Posted by Mark JF at September 28, 2006 2:46 AM


Failed Mergers May Appear Smaller in our Rear View Mirror.

We talk about the failure of big as if it were a law of nature, but I wonder if it is not simply a perspective. Suppose for a moment that Tom Peters co-author’s a book with…, let’s say RTodd. They work feverishly to get the book out that will have an impact on every information worker out there. The book is published and promoted and after 12 months, sales top 65,000. Amazon gives it 3.5 Stars and ranks it 8,568. The media responds with lead articles:

“Peters has lost touch with business reality”
“Peters should have stuck with Waterman”
“Tom Peters misses the mark and needs to Re-Imagine”

However, tuning our perspective over to Georgia, we see different story.
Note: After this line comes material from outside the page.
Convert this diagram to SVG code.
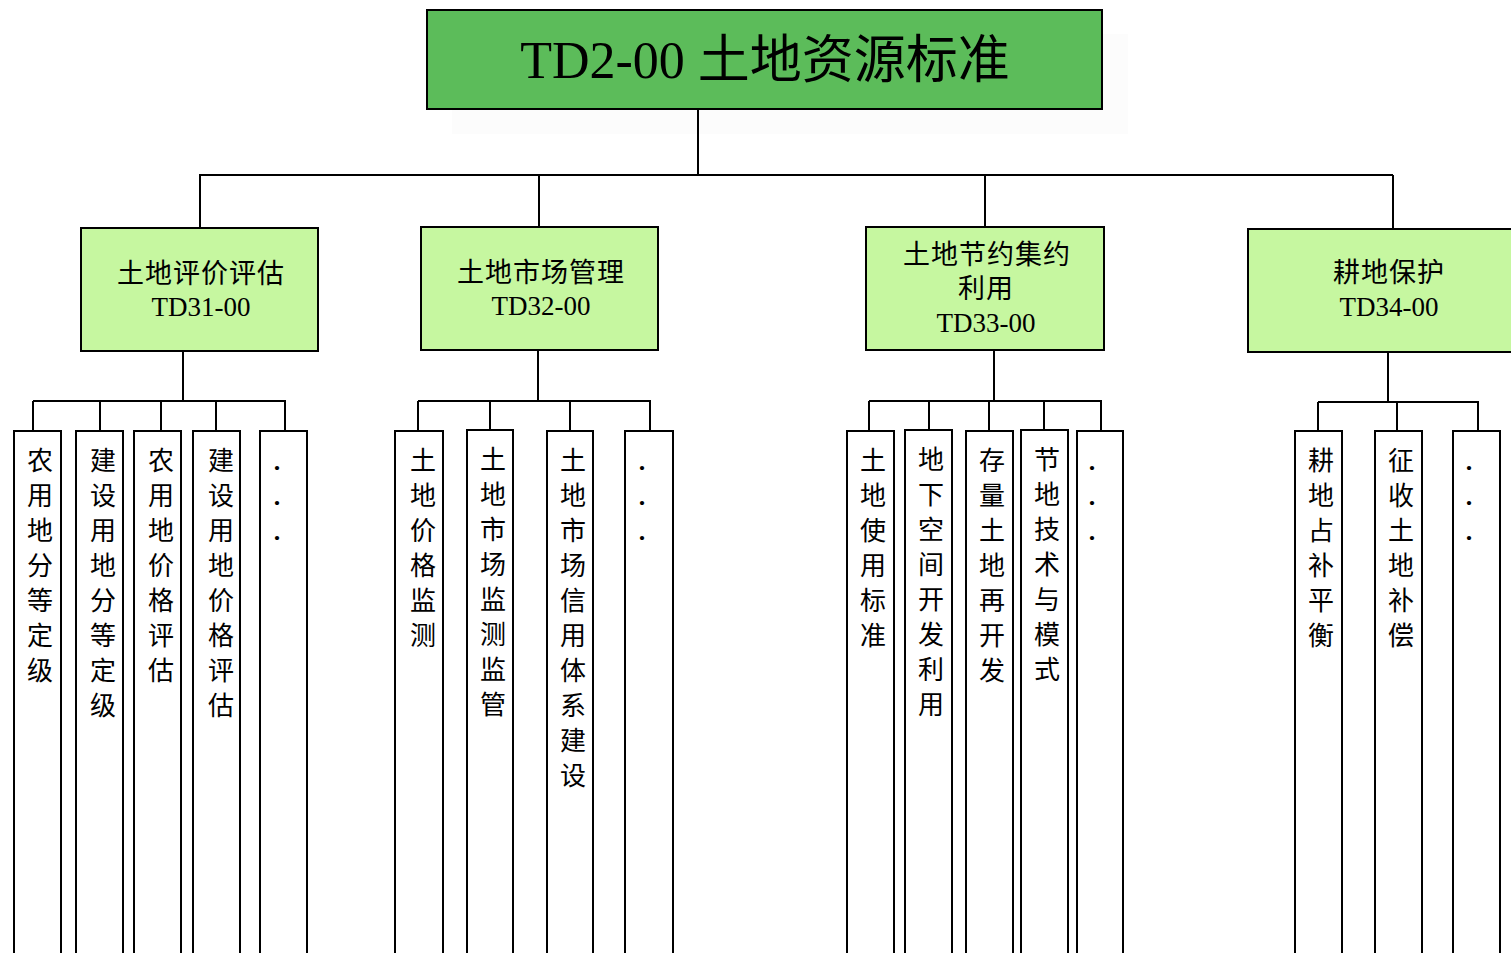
<svg xmlns="http://www.w3.org/2000/svg" width="1511" height="953" viewBox="0 0 1511 953">
<style>
.bg{fill:#ffffff}
.faint{fill:#fcfcfc}
.top{fill:#5cbc5a;stroke:#000;stroke-width:2}
.mid{fill:#c6f7a0;stroke:#000;stroke-width:2}
.leaf{fill:#ffffff;stroke:#000;stroke-width:2}
.ln{fill:none;stroke:#000;stroke-width:2}
text{font-family:"Liberation Serif","Noto Sans CJK SC",serif;fill:#000;text-anchor:middle}
.t0{font-size:52px}
.t1{font-size:27px}
.cj{letter-spacing:1px}
.t2{font-size:26px}
.dot{font-weight:bold}
</style>
<rect class="bg" x="0" y="0" width="1511" height="953"/>
<rect class="faint" x="452" y="34" width="676" height="100"/>
<g id="connectors">
<path class="ln" d="M698 109V175M199 175H1393M200 175V228M539 175V227M985 175V227M1393 175V229"/>
<path class="ln" d="M183 351V401M33 401H286M33 401V431M100 401V431M161 401V431M216 401V431M285 401V431"/>
<path class="ln" d="M538 350V401M418 401H651M418 401V431M490 401V430M570 401V431M650 401V431"/>
<path class="ln" d="M994 350V401M869 401H1102M869 401V431M929 401V431M989 401V431M1044 401V431M1101 401V431"/>
<path class="ln" d="M1388 352V402M1318 402H1479M1318 402V431M1397 402V431M1478 402V431"/>
</g>
<g id="root">
<rect class="top" x="427" y="10" width="675" height="99"/>
<text class="t0" x="765" y="78">TD2-00 土地资源标准</text>
</g>
<g id="n31">
<rect class="mid" x="81" y="228" width="237" height="123"/>
<text class="t1 cj" x="201" y="283">土地评价评估</text>
<text class="t1" x="201" y="316">TD31-00</text>
</g>
<g id="n32">
<rect class="mid" x="421" y="227" width="237" height="123"/>
<text class="t1 cj" x="541" y="282">土地市场管理</text>
<text class="t1" x="541" y="315">TD32-00</text>
</g>
<g id="n33">
<rect class="mid" x="866" y="227" width="238" height="123"/>
<text class="t1 cj" x="987" y="264">土地节约集约</text>
<text class="t1 cj" x="986" y="298">利用</text>
<text class="t1" x="986" y="332">TD33-00</text>
</g>
<g id="n34">
<rect class="mid" x="1248" y="229" width="275" height="123"/>
<text class="t1 cj" x="1389" y="282">耕地保护</text>
<text class="t1" x="1389" y="316">TD34-00</text>
</g>
<g id="leaf-1-1"><rect class="leaf" x="14" y="431" width="47" height="540"/>
<text class="t2"><tspan x="40" y="470">农</tspan><tspan x="40" y="505">用</tspan><tspan x="40" y="540">地</tspan><tspan x="40" y="575">分</tspan><tspan x="40" y="610">等</tspan><tspan x="40" y="645">定</tspan><tspan x="40" y="680">级</tspan></text></g>
<g id="leaf-1-2"><rect class="leaf" x="76" y="431" width="47" height="540"/>
<text class="t2"><tspan x="103" y="470">建</tspan><tspan x="103" y="505">设</tspan><tspan x="103" y="540">用</tspan><tspan x="103" y="575">地</tspan><tspan x="103" y="610">分</tspan><tspan x="103" y="645">等</tspan><tspan x="103" y="680">定</tspan><tspan x="103" y="715">级</tspan></text></g>
<g id="leaf-1-3"><rect class="leaf" x="134" y="431" width="47" height="540"/>
<text class="t2"><tspan x="161" y="470">农</tspan><tspan x="161" y="505">用</tspan><tspan x="161" y="540">地</tspan><tspan x="161" y="575">价</tspan><tspan x="161" y="610">格</tspan><tspan x="161" y="645">评</tspan><tspan x="161" y="680">估</tspan></text></g>
<g id="leaf-1-4"><rect class="leaf" x="193" y="431" width="47" height="540"/>
<text class="t2"><tspan x="221" y="470">建</tspan><tspan x="221" y="505">设</tspan><tspan x="221" y="540">用</tspan><tspan x="221" y="575">地</tspan><tspan x="221" y="610">价</tspan><tspan x="221" y="645">格</tspan><tspan x="221" y="680">评</tspan><tspan x="221" y="715">估</tspan></text></g>
<g id="leaf-1-5"><rect class="leaf" x="260" y="431" width="47" height="540"/>
<text class="t2 dot"><tspan x="277" y="470">.</tspan><tspan x="277" y="505">.</tspan><tspan x="277" y="540">.</tspan></text></g>
<g id="leaf-2-1"><rect class="leaf" x="395" y="431" width="48" height="540"/>
<text class="t2"><tspan x="423" y="470">土</tspan><tspan x="423" y="505">地</tspan><tspan x="423" y="540">价</tspan><tspan x="423" y="575">格</tspan><tspan x="423" y="610">监</tspan><tspan x="423" y="645">测</tspan></text></g>
<g id="leaf-2-2"><rect class="leaf" x="467" y="430" width="46" height="540"/>
<text class="t2"><tspan x="493" y="469">土</tspan><tspan x="493" y="504">地</tspan><tspan x="493" y="539">市</tspan><tspan x="493" y="574">场</tspan><tspan x="493" y="609">监</tspan><tspan x="493" y="644">测</tspan><tspan x="493" y="679">监</tspan><tspan x="493" y="714">管</tspan></text></g>
<g id="leaf-2-3"><rect class="leaf" x="547" y="431" width="46" height="540"/>
<text class="t2"><tspan x="573" y="470">土</tspan><tspan x="573" y="505">地</tspan><tspan x="573" y="540">市</tspan><tspan x="573" y="575">场</tspan><tspan x="573" y="610">信</tspan><tspan x="573" y="645">用</tspan><tspan x="573" y="680">体</tspan><tspan x="573" y="715">系</tspan><tspan x="573" y="750">建</tspan><tspan x="573" y="785">设</tspan></text></g>
<g id="leaf-2-4"><rect class="leaf" x="625" y="431" width="48" height="540"/>
<text class="t2 dot"><tspan x="642" y="470">.</tspan><tspan x="642" y="505">.</tspan><tspan x="642" y="540">.</tspan></text></g>
<g id="leaf-3-1"><rect class="leaf" x="847" y="431" width="47" height="540"/>
<text class="t2"><tspan x="873" y="470">土</tspan><tspan x="873" y="505">地</tspan><tspan x="873" y="540">使</tspan><tspan x="873" y="575">用</tspan><tspan x="873" y="610">标</tspan><tspan x="873" y="645">准</tspan></text></g>
<g id="leaf-3-2"><rect class="leaf" x="905" y="430" width="47" height="540"/>
<text class="t2"><tspan x="931" y="469">地</tspan><tspan x="931" y="504">下</tspan><tspan x="931" y="539">空</tspan><tspan x="931" y="574">间</tspan><tspan x="931" y="609">开</tspan><tspan x="931" y="644">发</tspan><tspan x="931" y="679">利</tspan><tspan x="931" y="714">用</tspan></text></g>
<g id="leaf-3-3"><rect class="leaf" x="966" y="431" width="47" height="540"/>
<text class="t2"><tspan x="992" y="470">存</tspan><tspan x="992" y="505">量</tspan><tspan x="992" y="540">土</tspan><tspan x="992" y="575">地</tspan><tspan x="992" y="610">再</tspan><tspan x="992" y="645">开</tspan><tspan x="992" y="680">发</tspan></text></g>
<g id="leaf-3-4"><rect class="leaf" x="1021" y="430" width="47" height="540"/>
<text class="t2"><tspan x="1047" y="469">节</tspan><tspan x="1047" y="504">地</tspan><tspan x="1047" y="539">技</tspan><tspan x="1047" y="574">术</tspan><tspan x="1047" y="609">与</tspan><tspan x="1047" y="644">模</tspan><tspan x="1047" y="679">式</tspan></text></g>
<g id="leaf-3-5"><rect class="leaf" x="1077" y="431" width="46" height="540"/>
<text class="t2 dot"><tspan x="1092" y="470">.</tspan><tspan x="1092" y="505">.</tspan><tspan x="1092" y="540">.</tspan></text></g>
<g id="leaf-4-1"><rect class="leaf" x="1295" y="431" width="47" height="540"/>
<text class="t2"><tspan x="1321" y="470">耕</tspan><tspan x="1321" y="505">地</tspan><tspan x="1321" y="540">占</tspan><tspan x="1321" y="575">补</tspan><tspan x="1321" y="610">平</tspan><tspan x="1321" y="645">衡</tspan></text></g>
<g id="leaf-4-2"><rect class="leaf" x="1375" y="431" width="47" height="540"/>
<text class="t2"><tspan x="1401" y="470">征</tspan><tspan x="1401" y="505">收</tspan><tspan x="1401" y="540">土</tspan><tspan x="1401" y="575">地</tspan><tspan x="1401" y="610">补</tspan><tspan x="1401" y="645">偿</tspan></text></g>
<g id="leaf-4-3"><rect class="leaf" x="1453" y="431" width="47" height="540"/>
<text class="t2 dot"><tspan x="1469" y="470">.</tspan><tspan x="1469" y="505">.</tspan><tspan x="1469" y="540">.</tspan></text></g>
</svg>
“RTodd is a hit, local author ranks 3.5 stars on Amazon”
“RTodd scores a win, Enterprise Metadata Blog is now top 1%”
“RTodd’s Book moves out of the Long Tail, ranking in the top 10%”

Was the book a failure or a success?

The difference is clear; perspective. Funny if I were to ask my associates what the worst movie they have seen they will respond with movies like “The League of Extraordinary Gentlemen” or “King Kong”. We are all critics and look to our own experiences to address the question. On the other hand, if I ask them for their favorite you will get “Casablanca” or “Mr. Smith goes to Washington”. The interesting point is that they haven’t ever really seen these movies but have only been exposed to people telling them what was great. If Tom Peters started saying that all mergers were great like some of us are praying (BellSouth / AT&T) then the band wagon would be carrying a different load.

The point is that the gentleman that said that he could not think of any when asked to name successful mergers will never find one. For every person that says HP and Compaq was doomed and that Carly Fiorina was failure, you can find others that praise a woman CEO and her strategy.